• [TASK REQUIREMENTS]: Extract word for word the lines of the listing from its start to the line holding "(subtitle) at (617,67)", both ends kept; pictures are not part of the copy.

• [INFORMATION PROVIDED]:
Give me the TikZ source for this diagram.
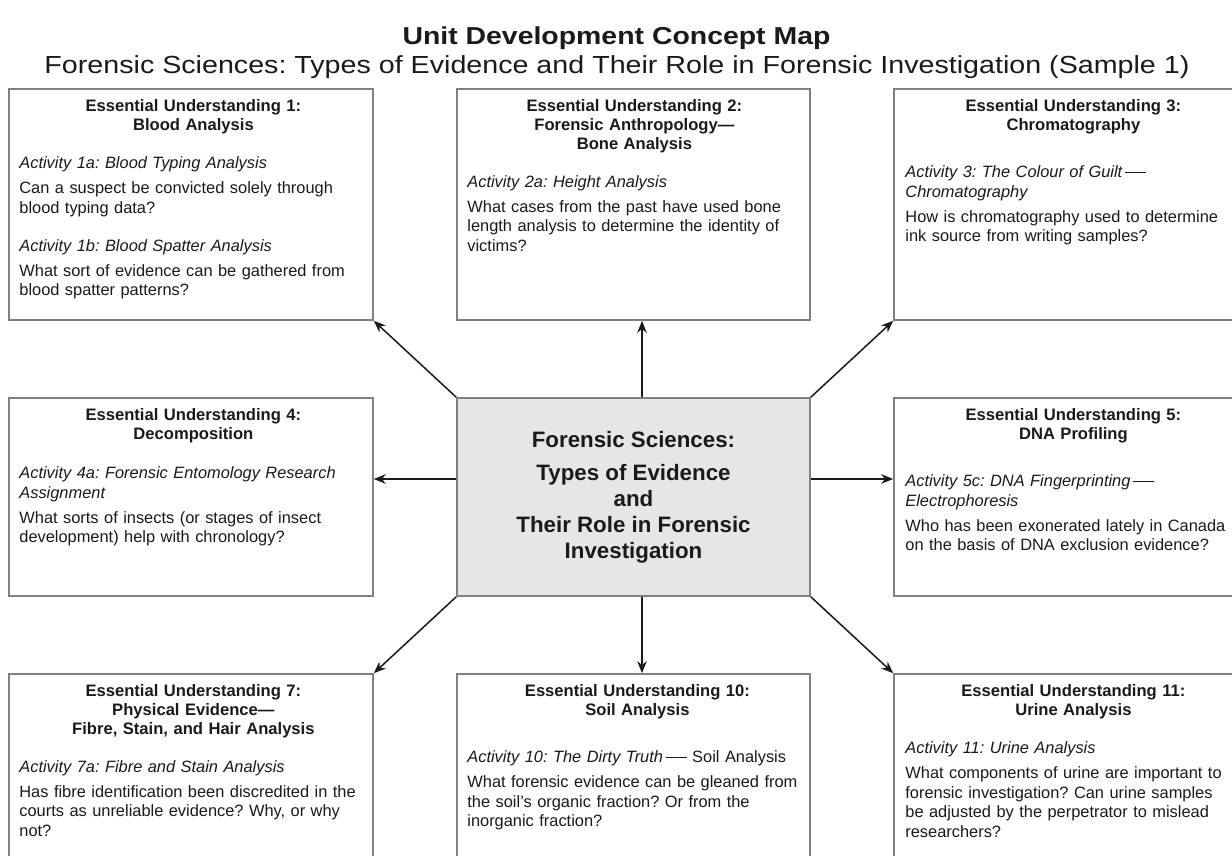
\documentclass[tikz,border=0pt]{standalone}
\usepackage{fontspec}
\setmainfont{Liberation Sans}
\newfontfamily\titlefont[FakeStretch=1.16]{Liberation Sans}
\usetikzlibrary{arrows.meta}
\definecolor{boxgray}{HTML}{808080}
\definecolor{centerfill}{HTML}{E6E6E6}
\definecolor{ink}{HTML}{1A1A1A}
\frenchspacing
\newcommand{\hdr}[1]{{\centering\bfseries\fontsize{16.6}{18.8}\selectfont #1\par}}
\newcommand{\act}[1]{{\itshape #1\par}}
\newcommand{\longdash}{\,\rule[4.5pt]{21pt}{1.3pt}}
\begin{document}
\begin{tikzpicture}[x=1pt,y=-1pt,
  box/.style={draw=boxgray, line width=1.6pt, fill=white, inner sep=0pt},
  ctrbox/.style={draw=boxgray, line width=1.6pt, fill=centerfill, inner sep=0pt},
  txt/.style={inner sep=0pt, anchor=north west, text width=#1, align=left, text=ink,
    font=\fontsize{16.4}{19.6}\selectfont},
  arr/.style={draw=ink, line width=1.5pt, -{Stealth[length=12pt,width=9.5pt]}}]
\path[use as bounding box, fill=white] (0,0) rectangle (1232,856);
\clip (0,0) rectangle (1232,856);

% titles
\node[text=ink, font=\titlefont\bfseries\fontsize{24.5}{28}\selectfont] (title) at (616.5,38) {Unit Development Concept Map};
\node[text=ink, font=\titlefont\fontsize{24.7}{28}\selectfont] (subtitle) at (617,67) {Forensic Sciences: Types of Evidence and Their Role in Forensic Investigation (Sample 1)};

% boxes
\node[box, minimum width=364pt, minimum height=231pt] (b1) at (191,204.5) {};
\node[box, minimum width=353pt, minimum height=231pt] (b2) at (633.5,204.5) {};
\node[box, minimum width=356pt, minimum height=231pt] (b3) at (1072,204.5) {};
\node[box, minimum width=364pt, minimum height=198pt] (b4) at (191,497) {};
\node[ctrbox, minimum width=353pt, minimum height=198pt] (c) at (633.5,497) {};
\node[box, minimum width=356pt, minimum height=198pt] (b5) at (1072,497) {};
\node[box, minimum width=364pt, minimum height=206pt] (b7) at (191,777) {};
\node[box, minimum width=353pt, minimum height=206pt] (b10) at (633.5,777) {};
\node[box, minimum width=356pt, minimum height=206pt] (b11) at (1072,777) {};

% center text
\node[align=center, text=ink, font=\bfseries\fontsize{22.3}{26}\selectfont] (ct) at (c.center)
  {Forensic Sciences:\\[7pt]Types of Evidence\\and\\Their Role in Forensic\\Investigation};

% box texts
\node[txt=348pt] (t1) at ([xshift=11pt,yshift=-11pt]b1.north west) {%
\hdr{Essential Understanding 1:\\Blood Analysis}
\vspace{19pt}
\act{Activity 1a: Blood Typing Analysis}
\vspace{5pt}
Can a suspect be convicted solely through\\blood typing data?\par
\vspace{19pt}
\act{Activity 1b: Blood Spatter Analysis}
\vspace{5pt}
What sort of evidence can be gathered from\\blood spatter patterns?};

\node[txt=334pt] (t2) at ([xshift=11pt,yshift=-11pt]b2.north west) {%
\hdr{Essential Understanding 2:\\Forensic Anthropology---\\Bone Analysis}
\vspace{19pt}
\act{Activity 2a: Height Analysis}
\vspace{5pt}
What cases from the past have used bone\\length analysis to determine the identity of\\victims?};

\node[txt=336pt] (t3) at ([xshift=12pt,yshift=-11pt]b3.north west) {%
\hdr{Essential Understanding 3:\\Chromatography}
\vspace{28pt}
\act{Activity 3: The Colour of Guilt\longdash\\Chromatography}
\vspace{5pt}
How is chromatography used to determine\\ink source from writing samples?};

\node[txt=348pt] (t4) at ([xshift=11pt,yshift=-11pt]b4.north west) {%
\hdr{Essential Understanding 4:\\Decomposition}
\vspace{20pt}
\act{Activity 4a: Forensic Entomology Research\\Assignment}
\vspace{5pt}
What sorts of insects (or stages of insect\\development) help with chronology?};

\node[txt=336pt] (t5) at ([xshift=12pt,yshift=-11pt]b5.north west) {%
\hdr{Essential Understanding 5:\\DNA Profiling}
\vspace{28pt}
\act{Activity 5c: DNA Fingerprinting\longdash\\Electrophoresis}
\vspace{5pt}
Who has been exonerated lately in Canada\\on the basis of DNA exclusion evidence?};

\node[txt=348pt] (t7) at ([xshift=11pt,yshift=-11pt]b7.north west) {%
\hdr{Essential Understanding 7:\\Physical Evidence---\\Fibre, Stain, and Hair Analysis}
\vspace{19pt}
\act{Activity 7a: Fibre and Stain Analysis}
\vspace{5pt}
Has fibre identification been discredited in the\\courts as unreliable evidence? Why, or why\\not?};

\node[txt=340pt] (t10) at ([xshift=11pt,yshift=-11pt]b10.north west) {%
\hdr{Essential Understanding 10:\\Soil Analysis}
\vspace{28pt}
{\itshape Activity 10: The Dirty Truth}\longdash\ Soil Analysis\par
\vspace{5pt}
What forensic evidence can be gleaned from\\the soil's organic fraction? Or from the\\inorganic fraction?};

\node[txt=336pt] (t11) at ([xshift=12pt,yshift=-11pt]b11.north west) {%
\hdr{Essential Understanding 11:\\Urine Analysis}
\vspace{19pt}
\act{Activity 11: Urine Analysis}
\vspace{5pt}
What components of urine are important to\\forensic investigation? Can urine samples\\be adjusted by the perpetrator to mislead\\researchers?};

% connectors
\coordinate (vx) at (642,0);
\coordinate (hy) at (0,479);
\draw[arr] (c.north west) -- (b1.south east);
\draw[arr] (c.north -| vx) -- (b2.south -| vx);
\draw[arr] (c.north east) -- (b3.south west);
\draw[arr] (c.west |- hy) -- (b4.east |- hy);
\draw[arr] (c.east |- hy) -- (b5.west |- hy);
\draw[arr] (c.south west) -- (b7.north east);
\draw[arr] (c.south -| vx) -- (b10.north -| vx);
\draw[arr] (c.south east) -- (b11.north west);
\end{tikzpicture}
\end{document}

• [EXERCISE RESPONSE]:
Give me the TikZ source for this diagram.
\documentclass[tikz,border=0pt]{standalone}
\usepackage{fontspec}
\setmainfont{Liberation Sans}
\newfontfamily\titlefont[FakeStretch=1.16]{Liberation Sans}
\usetikzlibrary{arrows.meta}
\definecolor{boxgray}{HTML}{808080}
\definecolor{centerfill}{HTML}{E6E6E6}
\definecolor{ink}{HTML}{1A1A1A}
\frenchspacing
\newcommand{\hdr}[1]{{\centering\bfseries\fontsize{16.6}{18.8}\selectfont #1\par}}
\newcommand{\act}[1]{{\itshape #1\par}}
\newcommand{\longdash}{\,\rule[4.5pt]{21pt}{1.3pt}}
\begin{document}
\begin{tikzpicture}[x=1pt,y=-1pt,
  box/.style={draw=boxgray, line width=1.6pt, fill=white, inner sep=0pt},
  ctrbox/.style={draw=boxgray, line width=1.6pt, fill=centerfill, inner sep=0pt},
  txt/.style={inner sep=0pt, anchor=north west, text width=#1, align=left, text=ink,
    font=\fontsize{16.4}{19.6}\selectfont},
  arr/.style={draw=ink, line width=1.5pt, -{Stealth[length=12pt,width=9.5pt]}}]
\path[use as bounding box, fill=white] (0,0) rectangle (1232,856);
\clip (0,0) rectangle (1232,856);

% titles
\node[text=ink, font=\titlefont\bfseries\fontsize{24.5}{28}\selectfont] (title) at (616.5,38) {Unit Development Concept Map};
\node[text=ink, font=\titlefont\fontsize{24.7}{28}\selectfont] (subtitle) at (617,67) {Forensic Sciences: Types of Evidence and Their Role in Forensic Investigation (Sample 1)};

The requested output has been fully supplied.